4. The idea that words get their meanings from referents; that is, from things in the world is called . .
a.  constructionism.
b.  anthropologism.
c.  semiotics.
d.  linguistics.
e.  essentialism.
5.  How did the people of the Country of the Blind explain Nunez?
a.  He came from a strange and mystical place called Bogota.
b.  He came from rocks and was still unformed.
c.  He was a messenger from God.
d.  He was an alien from another world.
e.  He was a mountain climber who had fallen in an avalanche.
6.  Three traditional forms of irony are . . . 
a.  non-discursive, non-referential and aesthetic.
b.  poetry, prose and drama.
c.  verbal, situational and dramatic.
d.  Greek, Latin and Christian.
e.  textual, sociological and psychological.              
7.  Jacques Derrida defined “deconstruction” as . . .
a.  recognizing literature as the best writing that a society has produced.
b.  being true to one’s principles, beliefs and convictions.

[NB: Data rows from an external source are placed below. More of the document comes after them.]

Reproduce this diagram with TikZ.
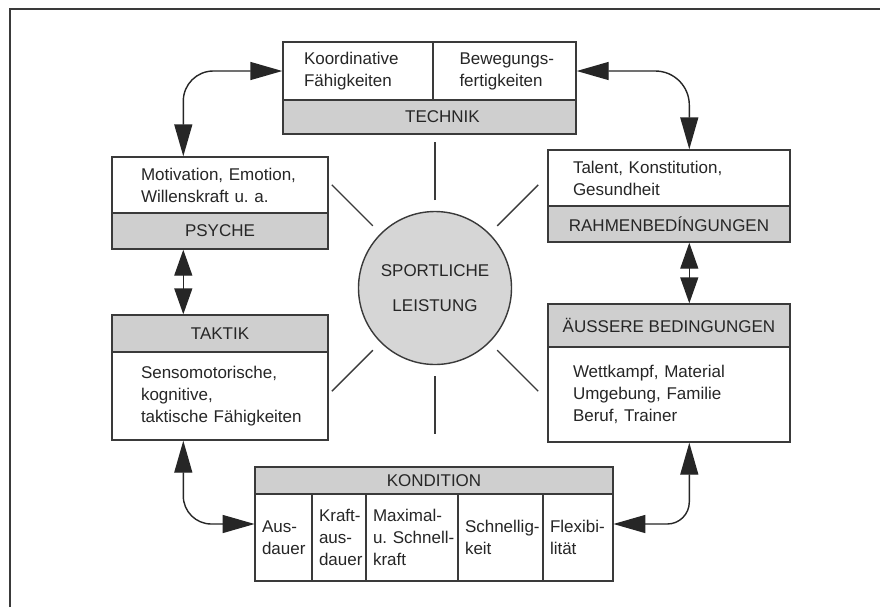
\documentclass[tikz,border=0pt]{standalone}
\usepackage{fontspec}
\setmainfont{Liberation Sans}
\usetikzlibrary{arrows.meta}
\definecolor{linegray}{HTML}{3A3A3A}
\definecolor{headgray}{HTML}{CFCFCF}
\definecolor{ballgray}{HTML}{D6D6D6}
\definecolor{inkgray}{HTML}{262626}
\begin{document}
\begin{tikzpicture}[x=0.5pt,y=-0.5pt,font=\fontsize{8.5}{11}\selectfont,
  every node/.style={text=inkgray},
  cell/.style={draw=linegray,line width=0.7pt,inner sep=0pt,align=left,fill=white,
    execute at begin node={\exhyphenpenalty=10000\hbadness=10000\hfuzz=20pt}},
  head/.style={draw=linegray,line width=0.7pt,inner sep=0pt,fill=headgray},
  ray/.style={linegray,line width=0.7pt},
  dblarr/.style={{Triangle[length=#1,width=9pt]}-{Triangle[length=#1,width=9pt]},line width=0.7pt,draw=black!85},
  dblarr/.default=16pt]
  \useasboundingbox[fill=white] (0,0) rectangle (880,607);
  \draw[linegray,line width=1pt] (10,607) -- (10,9) -- (880,9);
  \node[cell,minimum width=75pt,minimum height=29pt,text width=54pt] (koord) at (358,71) {Koordinative\\Fähigkeiten};
  \node[cell,minimum width=71.5pt,minimum height=29pt,text width=45pt] (beweg) at (504.5,71) {Bewegungs-\\fertigkeiten};
  \node[head,minimum width=146.5pt,minimum height=17pt] (technikhead) at (429.5,117) {\hspace*{13pt}TECHNIK};
  \node[cell,minimum width=108pt,minimum height=28pt,text width=79pt] (psyche) at (220,185) {Motivation,~Emotion,\\Willenskraft u.\ a.};
  \node[head,minimum width=108pt,minimum height=18pt] (psychehead) at (220,231) {PSYCHE};
  \node[head,minimum width=108pt,minimum height=18.5pt] (taktikhead) at (220,333.5) {TAKTIK};
  \node[cell,minimum width=108pt,minimum height=44pt,text width=79pt] (taktik) at (220,396) {Sensomotorische,\\kognitive,\\taktische~Fähigkeiten};
  \node[cell,minimum width=121pt,minimum height=28pt,text width=96pt] (rahmen) at (669,178) {Talent, Konstitution,\\Gesundheit};
  \node[head,minimum width=121pt,minimum height=18pt] (rahmenhead) at (669,224) {RAHMENBEDÍNGUNGEN};
  \node[head,minimum width=121pt,minimum height=21.5pt] (aeusserehead) at (669,325.5) {ÄUSSERE BEDINGUNGEN};
  \node[cell,minimum width=121pt,minimum height=47.5pt,text width=96pt] (aeussere) at (669,394.5) {Wettkampf, Material\\Umgebung, Familie\\Beruf, Trainer};
  \node[minimum width=179pt,minimum height=57pt,inner sep=0pt] (kondition) at (434,524) {};
  \node[head,minimum width=179pt,minimum height=13.5pt] (kondhead) at (434,480.5) {KONDITION};
  \node[cell,minimum width=28.5pt,minimum height=43.5pt,text width=21.5pt] (aus) at (283.5,537.5) {Aus-\\dauer\\[7pt]};
  \node[cell,minimum width=27pt,minimum height=43.5pt,text width=20pt] (kraft) at (339,537.5) {Kraft-\\aus-\\dauer\\[3pt]};
  \node[cell,minimum width=46pt,minimum height=43.5pt,text width=39pt] (maxi) at (412,537.5) {Maximal-\\u.~Schnell-\\kraft\\[3pt]};
  \node[cell,minimum width=42.5pt,minimum height=43.5pt,text width=35.5pt] (schnell) at (500.5,537.5) {Schnellig-\\keit\\[7pt]};
  \node[cell,minimum width=35pt,minimum height=43.5pt,text width=28pt] (flex) at (578,537.5) {Flexibi-\\lität\\[7pt]};
  \node[circle,draw=linegray,line width=0.7pt,fill=ballgray,minimum size=76.5pt,inner sep=0pt,align=center] (sport) at (435,288) {SPORTLICHE\\[6.5pt]LEISTUNG};
  \foreach \a in {45,90,135,225,270,315}
    \draw[ray] ([shift={(\a:88)}]sport.center) -- ([shift={(\a:146)}]sport.center);
  \draw[dblarr,rounded corners=15pt] (koord.west) -| ([xshift=36pt]psyche.north west);
  \draw[dblarr,rounded corners=17pt] (beweg.east) -| ([xshift=71pt]rahmen.north west);
  \draw[dblarr=13pt] ([xshift=36pt]psychehead.south west) -- ([xshift=36pt]taktikhead.north west);
  \draw[dblarr=13pt] ([xshift=71pt]rahmenhead.south west) -- ([xshift=71pt]aeusserehead.north west);
  \draw[dblarr,rounded corners=14pt] ([xshift=36pt]taktik.south west) |- (kondition.west);
  \draw[dblarr,rounded corners=11pt] ([xshift=71pt]aeussere.south west) |- (kondition.east);
\end{tikzpicture}
\end{document}
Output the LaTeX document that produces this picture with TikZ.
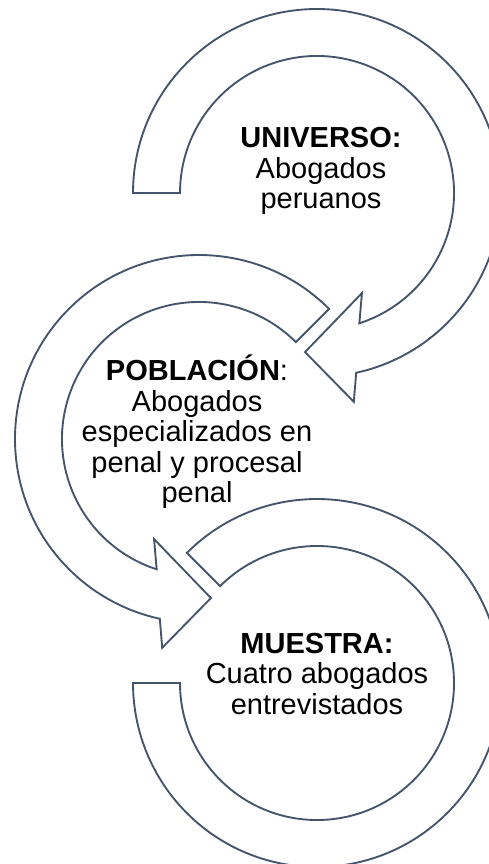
\documentclass[tikz,border=0pt]{standalone}
\usepackage{fontspec}
\setmainfont{Liberation Sans}
\usetikzlibrary{calc}
\definecolor{rim}{HTML}{44546A}

\begin{document}
\begin{tikzpicture}[x=0.75pt,y=0.75pt]
  \tikzset{
  ring/.style={draw=rim,fill=white,line width=1.4pt,line join=miter},
  lbl/.style={align=center,inner sep=0pt,font=\fontsize{21.75}{22.9}\selectfont},
  }
  \useasboundingbox (0,0) rectangle (489,-864);
  % the centres of the rings
  \coordinate (c1) at (317,-193);
  \coordinate (c2) at (199,-439);
  \coordinate (c3) at (317,-683);

  % the arrows
  \draw[ring] ($(c1)+(180:184)$) arc[start angle=180,end angle=-77.7,radius=184]
    -- ($(c1)+(-80:212)$) -- ($(c1)+(-94.3:159.5)$) -- ($(c1)+(-65.8:109.7)$)
    -- ($(c1)+(-72:137)$) arc[start angle=-72,end angle=180,radius=137] -- cycle;
  \draw[ring] ($(c2)+(45:184)$) arc[start angle=45,end angle=257.7,radius=184]
    -- ($(c2)+(-100:212)$) -- ($(c2)+(-85.7:159.5)$) -- ($(c2)+(-114.2:109.7)$)
    -- ($(c2)+(-108:137)$) arc[start angle=252,end angle=45,radius=137] -- cycle;
  \draw[ring] ($(c3)+(135:184)$) arc[start angle=135,end angle=-180,radius=184]
    -- ($(c3)+(180:137)$) arc[start angle=-180,end angle=135,radius=137] -- cycle;

  % the texts
  \node[lbl] (universo) at (321,-171) {\textbf{UNIVERSO:}\\Abogados\\peruanos};
  \node[lbl] (poblacion) at (197,-432) {\textbf{POBLACIÓN}:\\Abogados\\especializados en\\penal y procesal\\penal};
  \node[lbl] (muestra) at (317,-674) {\textbf{MUESTRA:}\\Cuatro abogados\\entrevistados};
\end{tikzpicture}
\end{document}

c.  being conscious of the historical sedimentation of language.
d.  acknowledging that truth is beauty and beauty truth.
e.  the analysis of tropes and figures of speech in a literary text.
8.  “Vegetable love” is an example of . . .
a.  an oxymoron
b.  personification.
c.  a simile.
d.  an allusion.
e.  hyperbole.
9.  A “feminist” reading of “To His Coy Mistress” would be  . . .
a.  a sociological and resistant reading.
b.  a psychological and psychoanalytic reading.
c.  a formal and textual reading.
d.  a literal and historical reading.
e.  a reading of the poem as being ironic.
10.  How did the short story “The Country of the Blind” end? 
a.  Nunez returned to Bogota.
b.  Nunez and Medina-Saroté were married
c.  Nunez was accepted as the one-eyed King 
d.  Nunez lay down in the mountains, staring at the stars.
e.  Nunez was locked up because he was insane.